Technological factors
Technological advancements and developments in the blockchain space can also influence cryptocurrency prices. Upgrades to a cryptocurrency network, the launch of new features, and improvements in scalability and security can boost investor confidence and drive prices. However, security vulnerabilities or scalability issues can lead to price decline.
Case Studies
To illustrate the impact of these factors, let us look at two case studies.
The 2017 bull run in the cryptocurrency market, marked by a surge in prices driven by increased adoption and positive sentiment towards digital assets. During this period, a wave of new investors entered the market, attracted by the potential for high returns and the growing acceptance of cryptocurrencies as a legitimate asset class. This influx of demand for cryptocurrencies, coupled with positive news and developments in the industry, led to a sharp increase in prices across the board.
On the other hand, the 2020 market crash, triggered by the COVID-19 pandemic and global economic uncertainty.
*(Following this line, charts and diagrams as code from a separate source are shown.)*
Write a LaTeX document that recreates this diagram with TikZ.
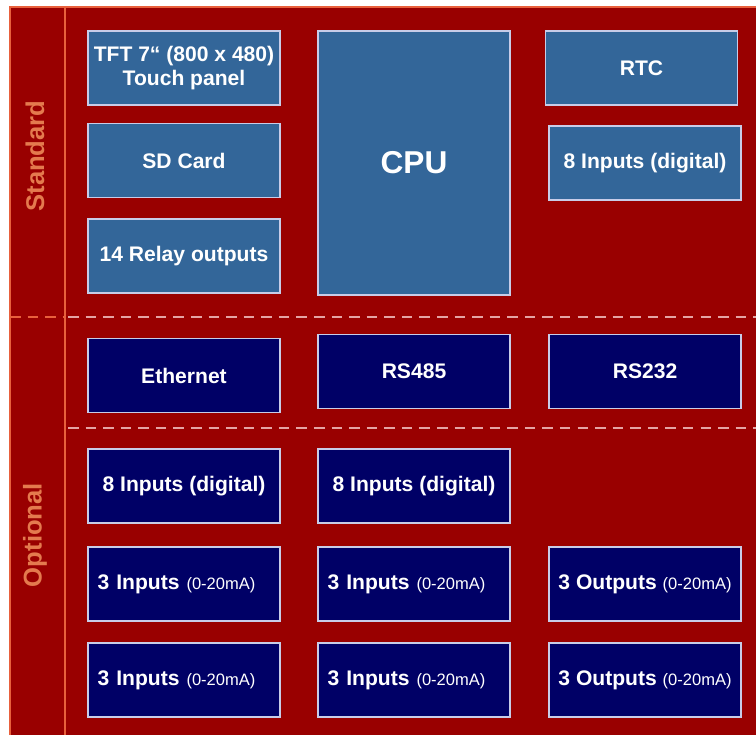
\documentclass[tikz,border=0pt]{standalone}
\usepackage{fontspec}
\setmainfont{Liberation Sans}
\usepackage{xcolor}
\definecolor{bgred}{HTML}{990000}
\definecolor{edgeorange}{HTML}{E8603C}
\definecolor{labelorange}{HTML}{E47A4E}
\definecolor{dashpink}{HTML}{E4A4A4}
\definecolor{stdblue}{HTML}{336699}
\definecolor{optnavy}{HTML}{000066}
\definecolor{boxedge}{HTML}{C8CCE8}
\newcommand{\currange}{{\fontsize{9.4}{11}\selectfont\mdseries (0-20mA)}}
\tikzset{
    modbox/.style = {rectangle, draw = boxedge, line width = 0.7pt, inner sep = 0pt,
        minimum width = 3.84cm, minimum height = 1.48cm, text = white,
        font = \fontsize{12}{13.5}\selectfont\bfseries, align = center},
    stdbox/.style = {modbox, fill = stdblue},
    optbox/.style = {modbox, fill = optnavy},
    anabox/.style = {optbox, text width = 3.46cm, align = left},
    sidelabel/.style = {rotate = 90, text = labelorange, font = \fontsize{14.6}{17}\selectfont\bfseries},
    sepline/.style = {dashed, dash pattern = on 6pt off 4pt, line width = 1.1pt}
}

\begin{document}
\begin{tikzpicture}[x = 0.02cm, y = -0.02cm]
        \useasboundingbox[fill = white] (0, 0) rectangle (756, 735);
        \fill[bgred] (10, 7) rectangle (756, 735);
        \draw[edgeorange, line width = 0.6pt] (10, 735) -- (10, 7) -- (756, 7);
        \draw[edgeorange, line width = 0.6pt] (65, 7) -- (65, 735);
        \draw[sepline, edgeorange] (10, 317) -- (65, 317);
        \draw[sepline, dashpink] (68, 317) -- (756, 317);
        \draw[sepline, dashpink] (68, 428) -- (756, 428);

        \node[sidelabel] (standard) at (35, 156) {Standard};
        \node[sidelabel] (optional) at (35, 535) {Optional};

        \node[stdbox] (tft) at (184, 68) {TFT 7“ (800 x 480)\\Touch panel};
        \node[stdbox] (sdcard) at (184, 160.5) {SD Card};
        \node[stdbox] (relay) at (184, 256) {14 Relay outputs};
        \node[stdbox, minimum height = 5.28cm, font = \fontsize{18}{20}\selectfont\bfseries] (cpu) at (414, 163) {CPU};
        \node[stdbox] (rtc) at (641.5, 68) {RTC};
        \node[stdbox] (diginstd) at (645, 163) {8 Inputs (digital)};

        \node[optbox] (ethernet) at (184, 375.5) {Ethernet};
        \node[optbox] (rsfour) at (414, 371.5) {RS485};
        \node[optbox] (rstwo) at (645, 371.5) {RS232};

        \node[optbox] (diginA) at (184, 486) {8 Inputs (digital)};
        \node[optbox] (diginB) at (414, 486) {8 Inputs (digital)};

        \node[anabox] (aninA) at (184, 584) {\mbox{3 Inputs \currange}};
        \node[anabox] (aninB) at (414, 584) {\mbox{3 Inputs \currange}};
        \node[optbox] (anoutA) at (645, 584) {3 Outputs \currange};
        \node[anabox] (aninC) at (184, 680) {\mbox{3 Inputs \currange}};
        \node[anabox] (aninD) at (414, 680) {\mbox{3 Inputs \currange}};
        \node[optbox] (anoutB) at (645, 680) {3 Outputs \currange};
    \end{tikzpicture}
\end{document}
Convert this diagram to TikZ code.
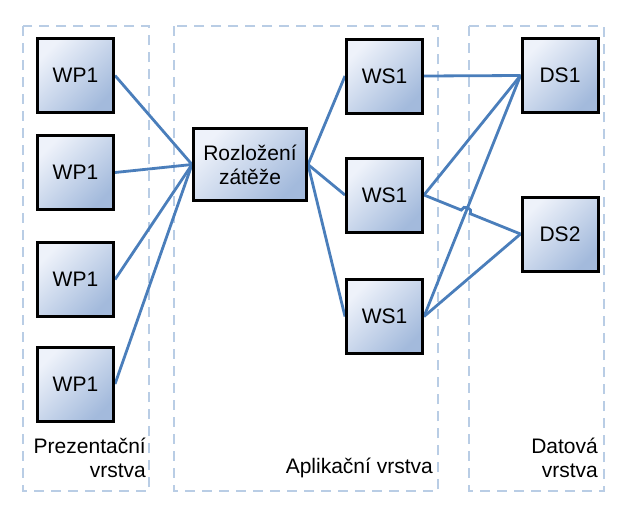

The outbreak of the pandemic and the resulting lockdowns and economic disruptions created widespread fear and uncertainty in financial markets, leading to a sell-off in risky assets, including cryptocurrencies. Investors sought liquidity and safe-haven assets, causing a significant drop in cryptocurrency prices as market participants rushed to exit their positions.
These examples highlight how a combination of demand-, supply-, and external factors can drive significant price movements in the cryptocurrency market.
Conclusion
Several factors influence the formation of digital coins. Fundamental events exert pressure on the entire market. The main price movements occurred against the news background. They changed the public mood, which led to an increase or decrease in the demand for assets.
It is possible to roughly understand the further movement of the trend. However, it is not possible to constantly make accurate forecasts. To do this, one must guess and consider all the factors that can affect the cryptocurrency market’s movement. By staying informed and monitoring these factors, investors can make informed decisions and navigate the ups and downs of the cryptocurrency market.